Nineteenth Century Social Dance
So, it looks like various forms of contredanse derivatives such as the cotillon and the quadrille, as well as the reel and the minuet, were standard parts of the dance repertoire.
I think it might be a bit off-target to think of the early 19th-century dance repertoire as made up of separate dances, the way we now distinguish between the waltz, the polka, the two-step, the tango, and so on. It may be that what people considered the basic knowledge of dance consisted rather of separate steps and figures, which could be combined in different ways in different dances.
Similar to - say - knowing the Electric Slide and the Macarena and the Hustle and the Chicken Dance. A series of steps done in pretty much the same order.
And since it isn’t unreasonable to expect at least a few people who go to a lot of weddings to be able to do all four of the above dances (and maybe a few more), it probably isn’t unreasonable for someone in Austen’s time to know half a dozen step sequences or more when balls and dances were a frequent entertainment and learning such things were part of a young lady or gentleman’s education.
If only today’s young ladies and gentlemen were forced to learn square-dancing, we wouldn’t be subjected to these modern abominations known as krumping or grinding.
The dancing in Jane Austen’s time is really comparable to country line dancing, I’ve always thought. There are some standards in the repertoire, and then at any one gathering there will be “fads” for certain dances which, consequently, everyone learns.
The country dances of Jane Austen’s time were later replaced by one-on-one waltzing, which was considered scandalous at first.
A lot of these country dances didn’t involve everyone demonstrating their best moves at once. For some only one couple (or one couple in each group) was actually dancing at a time while everyone else basically just stood there, or only one couple was doing complicated steps while the others were doing pretty simple ones. This is why the couples in Austen novels had so much time to chat during dances! But it also meant that if you didn’t really know the dance, you’d have a chance to watch the lead couple and then try to imitate them when it was your turn to be the featured couple.
Jane Austen waltzes almost reminded me of the one in the movie, A knights Tale. Very proper and lots of changing of partners. Kind of like speed dating in a dance. Synchronized almost which makes them nice to watch as well as take part in.
Nitpick: The dances shown in any (historically informed) dramatization of a Jane Austen novel are not waltzes. As Sattua noted, the prolonged semi-embrace required in a couples’ dance like the waltz was not considered proper among the British upper classes of the time period in which her novels are set.
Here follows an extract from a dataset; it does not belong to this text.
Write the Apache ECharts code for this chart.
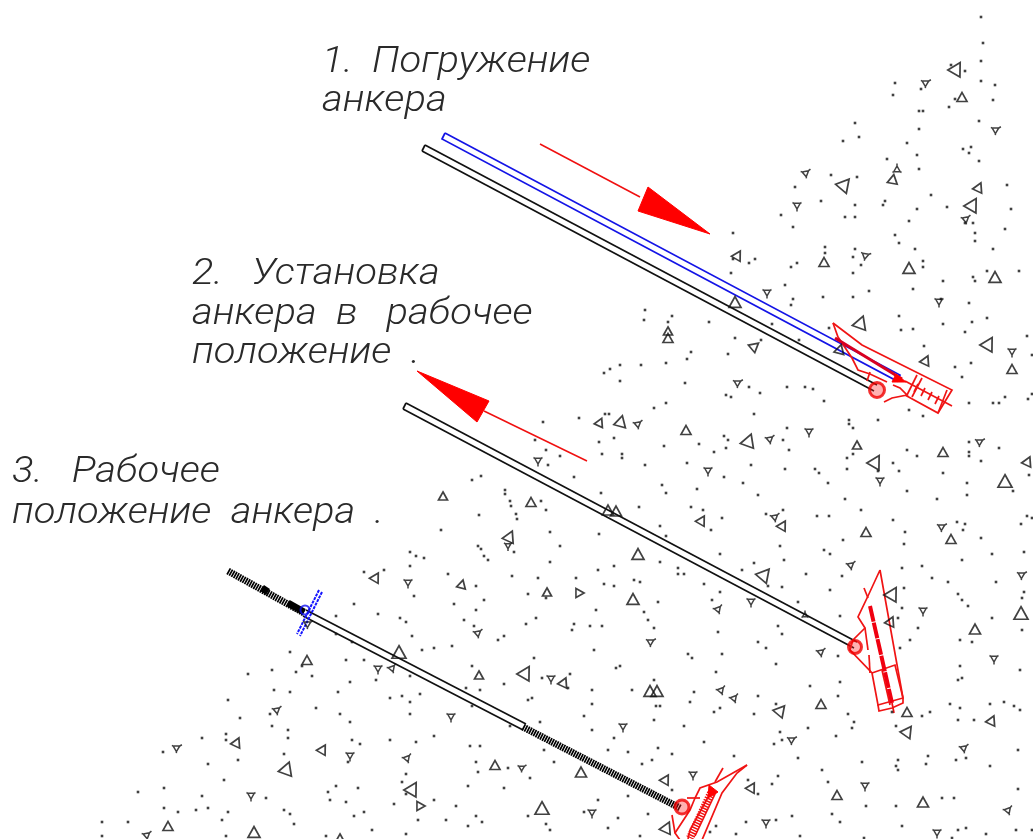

The movie A Knight’s Tale, of course, is not really intended to be a historically informed dramatization of anything.
I’ve done a little historic dancing, and while I don’t know how accurate that is, it’s actually even more standardized than line dancing (which I’ve also done). Because a lot of moves have specific names, to learn a dance, you really just have to know what moves to do in what order. Line dancing is a little more fluid; there are moves that come up a lot, but naming doesn’t seem to be as standardized, and not all steps have names. Kind of like the difference between learning what words to put together, vs all the letters in a sentence.
In fact, if anyone’s done Contra dancing, it’s very close to that - there’s sometimes even a caller, who will list the moves you need to do, and explain any unusual steps. Not that I think there would have been a caller back in the day, but it wouldn’t take long for a dance instructor to go through a dance. Experienced contra dancers can pick up a new dance in one or two walkthroughs, and I’d expect the same for well-educated dancers back then.
When I was in Jr. High (30+ years ago) we had several weeks worth of dance in gym class. Including square dancing, but also the box waltz, polka and lindy. Disco had died, but we got the hustle as well. I don’t recall that it stopped the mosh pits of my college years.
Maybe this will help.
Contra Dancing was very popular in NH. I tried it once and it was very fast. I almost got my right arm pulled out of the socket. The next day I felt beaten to a pulp. My friend did not tell me much except it was country dancing.